# Quad Beam??



## AutumnCruzeRS (Sep 10, 2012)

Does anyone know if the low beams can be modded to stay on with high beams? I know the factory headlamp is a dual element bulb and not sure if this can be done with this kind of bulb. I have aftermarket headlamps where I have 2 seperate bulbs and was wondering if this can be done either way?


----------



## BlkGrnetRS (Jul 21, 2013)

AutumnCruzeRS said:


> Does anyone know if the low beams can be modded to stay on with high beams? I know the factory headlamp is a dual element bulb and not sure if this can be done with this kind of bulb. I have aftermarket headlamps where I have 2 seperate bulbs and was wondering if this can be done either way?


I wish! I did that with my trailblazer. That was a simple plug and play kit though. And it had two separate bulbs


----------



## Mrhawaiibound (Jan 12, 2014)

I actually just did this to my Cruze today. Installed the upgraded headlight harness and I tapped the low beam wire signal on the relay to my parking lights so my low beams turn on whenever the parking lights turn on, not a big deal for me.. I did this is because I wanted to use my fogs as DRL's so I ran a separate relay to my fogs and tapped the signal wire to the low beam wire and now my fogs automatically turn on as the DRL's instead of the low beams. Now my high and low beams stay on at the same time because the lows don't get shut off and the fogs turn off instead. Hope that was easy to understand lol.


----------



## AutumnCruzeRS (Sep 10, 2012)

So parking light switch controls your low beam and headlight switch controls high beam? I think I got lost on controlling your fogs after DRL is deactive due to darkness


----------



## Mrhawaiibound (Jan 12, 2014)

AutumnCruzeRS said:


> So parking light switch controls your low beam and headlight switch controls high beam? I think I got lost on controlling your fogs after DRL is deactive due to darkness


Well my fogs act as the low beam so when it's dark it just gets full voltage instead of half. And yes you are correct. Parking lights control the low beams now.


----------



## Robby (Mar 1, 2013)

Keep a close eye on the headlamp housings.....as in put your hand on them......You may find the heat starts to melt/distort the reflectors and housings.

All those bulbs trapped in there and operating may exceed the design limits for heat.

Rob


----------



## AutumnCruzeRS (Sep 10, 2012)

What relay you use to run to your fogs.

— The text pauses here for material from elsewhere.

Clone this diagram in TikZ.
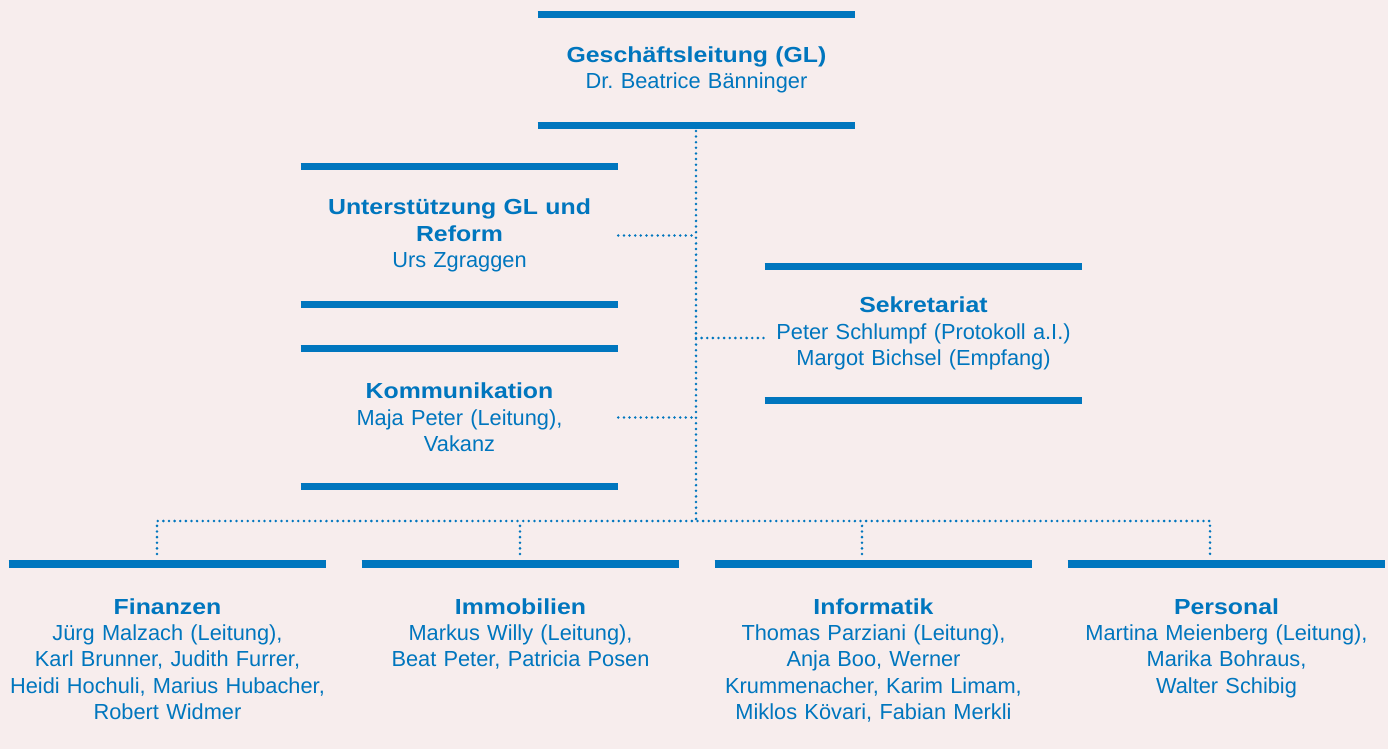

You have any pics of this mod. I think I may do the same if you dont mind.


----------



## Mrhawaiibound (Jan 12, 2014)

AutumnCruzeRS said:


> What relay you use to run to your fogs. You have any pics of this mod. I think I may do the same if you dont mind.


I used this relay: H11 880 Relay Wiring Harness for HID Conversion Kit Add on Fog Lights LED DRL | eBay

Ill try and get some shots of what I did when I get home from work.


----------



## AutumnCruzeRS (Sep 10, 2012)

Ok I get what ya did. Im half way there. I already did harness upgrade for the headlights. With your H11 harness you are always getting bat. voltage to your fogs even with DRL.


----------



## Mrhawaiibound (Jan 12, 2014)

AutumnCruzeRS said:


> Ok I get what ya did. Im half way there. I already did harness upgrade for the headlights. With your H11 harness you are always getting bat. voltage to your fogs even with DRL.


All you have to do now is splice the low beam signal wire to the parking light wire then you should be able to have to low beam and the high beam on at the same time.


----------



## AutumnCruzeRS (Sep 10, 2012)

Ever get to a "how to" on this. I never got around to it myself


----------



## anthonysmith93 (Jul 15, 2015)

I really really want/need to do this too and I don't quite understand the instruction...any way to do this without involving the fog lights? Or possibly keeping the fogs on when the highs are engaged..


----------



## anthonysmith93 (Jul 15, 2015)

AutumnCruzeRS said:


> Ever get to a "how to" on this. I never got around to it myself


I ended up getting my aftermarket low beams to stay on with the highs, it was actually VERY easy. Took a diode from the factory high beam wire (it's the white one), to the aftermarket low beam wire (or if you have HIDs in low beam, connect it to the positive ballast relay harness wire, mine happened to be blue). and voila, done! Quad beams and much more light on those country backroads.


----------



## spaycace (Feb 9, 2012)

anthonysmith93 said:


> I really really want/need to do this too and I don't quite understand the instruction...any way to do this without involving the fog lights? Or possibly keeping the fogs on when the highs are engaged..


Obviously, it will not work with a single Low/High beam dual filament bulb, or at least I've never seen nor heard otherwise. 

IF, however, you get an aftermarket headlight assembly that has a separate bulb for low and high beams, there would be a way to do it. I've found reference to this on many GM truck forums, as guys in their pick-ups like bright light apparently. There was a simple relay you could purchase in order to keep both low and high beams on at the same time. Hopefully you'll find it quickly and easily by using google ...


----------



## anthonysmith93 (Jul 15, 2015)

spaycace said:


> Obviously, it will not work with a single Low/High beam dual filament bulb, or at least I've never seen nor heard otherwise.
> 
> IF, however, you get an aftermarket headlight assembly that has a separate bulb for low and high beams, there would be a way to do it. I've found reference to this on many GM truck forums, as guys in their pick-ups like bright light apparently. There was a simple relay you could purchase in order to keep both low and high beams on at the same time. Hopefully you'll find it quickly and easily by using google ...


I did actually get it to work with my aftermarket lights, all it took was 2$ for 2 diodes!! Thanks!


----------